A culture focused on environment, social and governance (ESG) factors has been slow to emerge among Asian companies — perhaps with the exception of Japan. While investors in Europe or the US increasingly see the need to consider corporate behaviour as part of the requirements of fiduciary duty, in Asia this is often seen as something of a costly luxury.

But governments in the region are increasingly moving to impose ESG-based strictures on companies through regulations such as stewardship codes. As a result, Asia is beginning to catch up.

One has only to look at China’s move last year to adopt mandatory ESG disclosures as having a significant regional impact in setting the tone for improving commitment to corporate responsibility.

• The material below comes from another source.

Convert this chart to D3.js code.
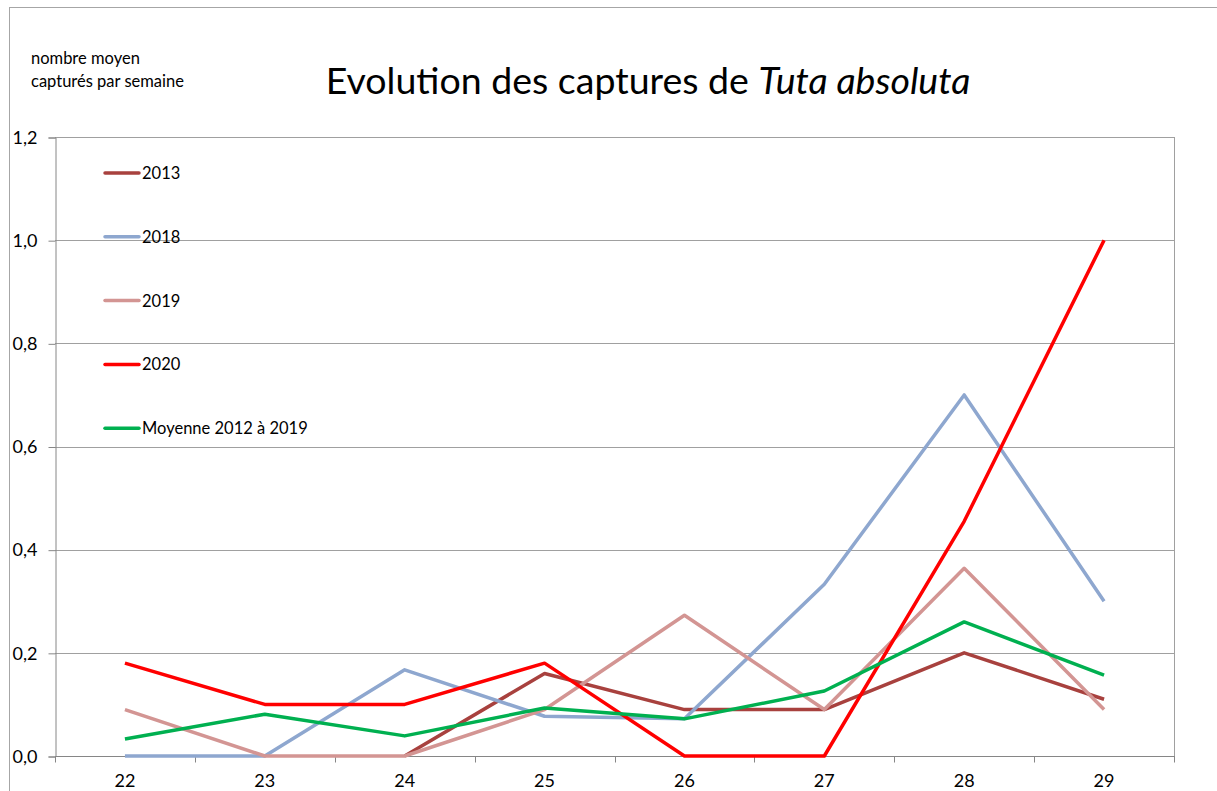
<!DOCTYPE html>
<html>
<head>
<meta charset="utf-8">
<script src="https://cdn.jsdelivr.net/npm/d3@7"></script>
<style>
  body { margin: 0; background: #fff; }
  text { font-family: Lato, "Open Sans", sans-serif; fill: #000; }
</style>
</head>
<body>
<script>
var width = 1217, height = 791;

// data
var weeks = [22, 23, 24, 25, 26, 27, 28, 29];
var s2013 = [null, null, 0, 0.16, 0.09, 0.09, 0.20, 0.11];
var s2018 = [0, 0, 0.167, 0.077, 0.072, 0.333, 0.70, 0.30];
var s2019 = [0.09, 0, 0, 0.09, 0.273, 0.09, 0.364, 0.09];
var s2020 = [0.18, 0.10, 0.10, 0.18, 0, 0, 0.455, 1.0];
var moyenne = [0.033, 0.081, 0.039, 0.093, 0.072, 0.126, 0.26, 0.157];
var seriesNames = ["2013", "2018", "2019", "2020", "Moyenne 2012 à 2019"];
var yTicks = [0, 0.2, 0.4, 0.6, 0.8, 1.0, 1.2];

var series = [s2013, s2018, s2019, s2020, moyenne];
var colors = ["#a8413e", "#8ea7cf", "#d39593", "#ff0000", "#00b050"];

var margin = {left: 55, top: 137, right: 1174, bottom: 756};

var svg = d3.select("body")
    .append("svg")
    .attr("width", width)
    .attr("height", height);

// outer chart border
svg.append("rect")
    .attr("x", 9.5).attr("y", 7.5)
    .attr("width", 1230).attr("height", 800)
    .attr("fill", "none")
    .attr("stroke", "#a6a6a6");

var x = d3.scaleBand().domain(weeks).range([margin.left, margin.right]);
var y = d3.scaleLinear().domain([0, 1.2]).range([margin.bottom, margin.top]);

// gridlines
svg.append("g")
    .selectAll("line")
    .data(yTicks)
  .enter().append("line")
    .attr("x1", margin.left).attr("x2", margin.right)
    .attr("y1", function(d){ return Math.round(y(d)) + 0.5; })
    .attr("y2", function(d){ return Math.round(y(d)) + 0.5; })
    .attr("stroke", "#a0a0a0");

// right edge of plot area
svg.append("line")
    .attr("x1", margin.right + 0.5).attr("x2", margin.right + 0.5)
    .attr("y1", margin.top).attr("y2", margin.bottom)
    .attr("stroke", "#a0a0a0");

// y axis
var fmt = function(d){ return d3.format(".1f")(d).replace(".", ","); };
var yAxis = svg.append("g")
    .attr("transform", "translate(" + (margin.left + 0.5) + ",0.5)")
    .call(d3.axisLeft(y).tickValues(yTicks).tickSize(7).tickPadding(11).tickFormat(fmt));
yAxis.select(".domain").attr("stroke", "#868686");
yAxis.selectAll(".tick line").attr("stroke", "#868686");
yAxis.selectAll(".tick text").attr("font-size", 18).attr("font-family", "Lato, sans-serif").attr("fill", "#000");

// x axis, ticks between categories
var xAxis = svg.append("g")
    .attr("transform", "translate(0," + (margin.bottom + 0.5) + ")");
xAxis.append("line")
    .attr("x1", margin.left).attr("x2", margin.right + 1)
    .attr("stroke", "#868686");
xAxis.selectAll("line.tk")
    .data(weeks.concat(["end"]))
  .enter().append("line")
    .attr("class", "tk")
    .attr("x1", function(d, i){ return Math.round(margin.left + i * x.bandwidth()) + 0.5; })
    .attr("x2", function(d, i){ return Math.round(margin.left + i * x.bandwidth()) + 0.5; })
    .attr("y1", 0).attr("y2", 6)
    .attr("stroke", "#868686");
xAxis.selectAll("text")
    .data(weeks)
  .enter().append("text")
    .attr("x", function(d){ return x(d) + x.bandwidth() / 2; })
    .attr("y", 30)
    .attr("text-anchor", "middle")
    .attr("font-size", 18)
    .text(function(d){ return d; });

// lines
var line = d3.line()
    .defined(function(d){ return d != null; })
    .x(function(d, i){ return x(weeks[i]) + x.bandwidth() / 2; })
    .y(function(d){ return y(d); });

svg.append("g")
    .selectAll("path")
    .data(series)
  .enter().append("path")
    .attr("d", line)
    .attr("fill", "none")
    .attr("stroke", function(d, i){ return colors[i]; })
    .attr("stroke-width", 3.5)
    .attr("stroke-linejoin", "round");

// legend
var legend = svg.append("g")
    .selectAll("g")
    .data(seriesNames)
  .enter().append("g")
    .attr("transform", function(d, i){ return "translate(105," + (173 + i * 63.8) + ")"; });
legend.append("line")
    .attr("x1", 0).attr("x2", 34)
    .attr("stroke", function(d, i){ return colors[i]; })
    .attr("stroke-width", 3.5)
    .attr("stroke-linecap", "round");
legend.append("text")
    .attr("x", 37).attr("y", 6)
    .attr("font-size", 16.5)
    .text(function(d){ return d; });

// titles
var title = svg.append("text")
    .attr("x", 648).attr("y", 94)
    .attr("text-anchor", "middle")
    .attr("font-size", 37.5);
title.append("tspan").text("Evolution des captures de ");
title.append("tspan").attr("font-style", "italic").text("Tuta absoluta");

svg.append("text").attr("x", 31).attr("y", 64).attr("font-size", 16.5).text("nombre moyen");
svg.append("text").attr("x", 31).attr("y", 87).attr("font-size", 16.5).text("capturés par semaine");
</script>
</body>
</html>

Or consider the December 2015 announcement by Hong Kong's stock exchange that it would strengthen its ESG guide for listing rules — a move met with strong support from a variety of stakeholders — to see how much the momentum is growing.

Other drivers are encouraging more investors to practise ESG integration too, including rising levels of capital flowing into funds that integrate ESG factors and growing awareness of academic research supporting the benefits. And as investors embrace evidence that demonstrates the outperformance of ESG-compliant equities or become willing to avoid stocks from corporates deemed to have poor governance and human resources practices, so Asian boards are initiating ESG-compliant behaviour.

To be sure, more work is needed. A recent survey by State Street Corporation Asia Pacific found that 87% of regional institutional investors and 92% globally want companies to explicitly identify ESG factors that materially affect performance. Some 58% of investors in Asia Pacific and 60% globally said a lack of industry standards for ESG performance was a major barrier to full integration.

But despite these issues, there is recognition across the region that financial instruments — equities and fixed income in particular — will be key to financing much-needed, long-term green infrastructure projects across Asia and in other parts of the world.

For equities, share prices are often driven by news flow and sentiment about growth prospects (such as in earnings or profits), rather than just fundamentals. As such, there is more likely to be direct and immediate sensitivity to ESG factors. Fund managers can also use ESG factors in risk management and to better identify new investment opportunities, which should help cushion their portfolios against market volatility.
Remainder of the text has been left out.